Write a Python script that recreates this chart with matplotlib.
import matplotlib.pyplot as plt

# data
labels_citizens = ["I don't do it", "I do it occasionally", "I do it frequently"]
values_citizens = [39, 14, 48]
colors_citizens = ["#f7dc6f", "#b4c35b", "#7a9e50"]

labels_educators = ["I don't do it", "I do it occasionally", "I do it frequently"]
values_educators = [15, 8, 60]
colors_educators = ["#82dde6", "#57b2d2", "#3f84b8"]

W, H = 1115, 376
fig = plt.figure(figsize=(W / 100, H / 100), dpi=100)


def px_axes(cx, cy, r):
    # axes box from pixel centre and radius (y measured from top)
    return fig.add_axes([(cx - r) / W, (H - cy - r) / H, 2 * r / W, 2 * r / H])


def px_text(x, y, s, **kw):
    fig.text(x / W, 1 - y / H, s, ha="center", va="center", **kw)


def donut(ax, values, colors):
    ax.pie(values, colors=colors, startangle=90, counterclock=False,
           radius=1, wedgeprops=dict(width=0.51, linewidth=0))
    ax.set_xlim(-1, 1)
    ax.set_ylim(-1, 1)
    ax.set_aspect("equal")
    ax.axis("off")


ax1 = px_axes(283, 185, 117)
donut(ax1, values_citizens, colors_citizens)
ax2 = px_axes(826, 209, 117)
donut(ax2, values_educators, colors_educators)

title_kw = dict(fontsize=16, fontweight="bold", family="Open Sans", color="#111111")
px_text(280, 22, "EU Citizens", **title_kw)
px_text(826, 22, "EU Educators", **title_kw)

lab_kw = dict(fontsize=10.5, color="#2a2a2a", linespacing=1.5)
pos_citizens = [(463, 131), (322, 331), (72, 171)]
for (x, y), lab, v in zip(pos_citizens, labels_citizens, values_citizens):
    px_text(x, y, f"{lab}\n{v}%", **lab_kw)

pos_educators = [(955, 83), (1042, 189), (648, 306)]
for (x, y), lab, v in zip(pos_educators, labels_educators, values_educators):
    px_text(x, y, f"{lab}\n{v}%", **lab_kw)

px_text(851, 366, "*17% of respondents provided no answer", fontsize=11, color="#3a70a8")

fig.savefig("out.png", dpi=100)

● **Set problem**
Output all of the data again. Match it exactly.

● **Complete answer**
Write a Python script that recreates this chart with matplotlib.
import matplotlib.pyplot as plt

# data
labels_citizens = ["I don't do it", "I do it occasionally", "I do it frequently"]
values_citizens = [39, 14, 48]
colors_citizens = ["#f7dc6f", "#b4c35b", "#7a9e50"]

labels_educators = ["I don't do it", "I do it occasionally", "I do it frequently"]
values_educators = [15, 8, 60]
colors_educators = ["#82dde6", "#57b2d2", "#3f84b8"]

W, H = 1115, 376
fig = plt.figure(figsize=(W / 100, H / 100), dpi=100)


def px_axes(cx, cy, r):
    # axes box from pixel centre and radius (y measured from top)
    return fig.add_axes([(cx - r) / W, (H - cy - r) / H, 2 * r / W, 2 * r / H])


def px_text(x, y, s, **kw):
    fig.text(x / W, 1 - y / H, s, ha="center", va="center", **kw)


def donut(ax, values, colors):
    ax.pie(values, colors=colors, startangle=90, counterclock=False,
           radius=1, wedgeprops=dict(width=0.51, linewidth=0))
    ax.set_xlim(-1, 1)
    ax.set_ylim(-1, 1)
    ax.set_aspect("equal")
    ax.axis("off")


ax1 = px_axes(283, 185, 117)
donut(ax1, values_citizens, colors_citizens)
ax2 = px_axes(826, 209, 117)
donut(ax2, values_educators, colors_educators)

title_kw = dict(fontsize=16, fontweight="bold", family="Open Sans", color="#111111")
px_text(280, 22, "EU Citizens", **title_kw)
px_text(826, 22, "EU Educators", **title_kw)

lab_kw = dict(fontsize=10.5, color="#2a2a2a", linespacing=1.5)
pos_citizens = [(463, 131), (322, 331), (72, 171)]
for (x, y), lab, v in zip(pos_citizens, labels_citizens, values_citizens):
    px_text(x, y, f"{lab}\n{v}%", **lab_kw)

pos_educators = [(955, 83), (1042, 189), (648, 306)]
for (x, y), lab, v in zip(pos_educators, labels_educators, values_educators):
    px_text(x, y, f"{lab}\n{v}%", **lab_kw)

px_text(851, 366, "*17% of respondents provided no answer", fontsize=11, color="#3a70a8")

fig.savefig("out.png", dpi=100)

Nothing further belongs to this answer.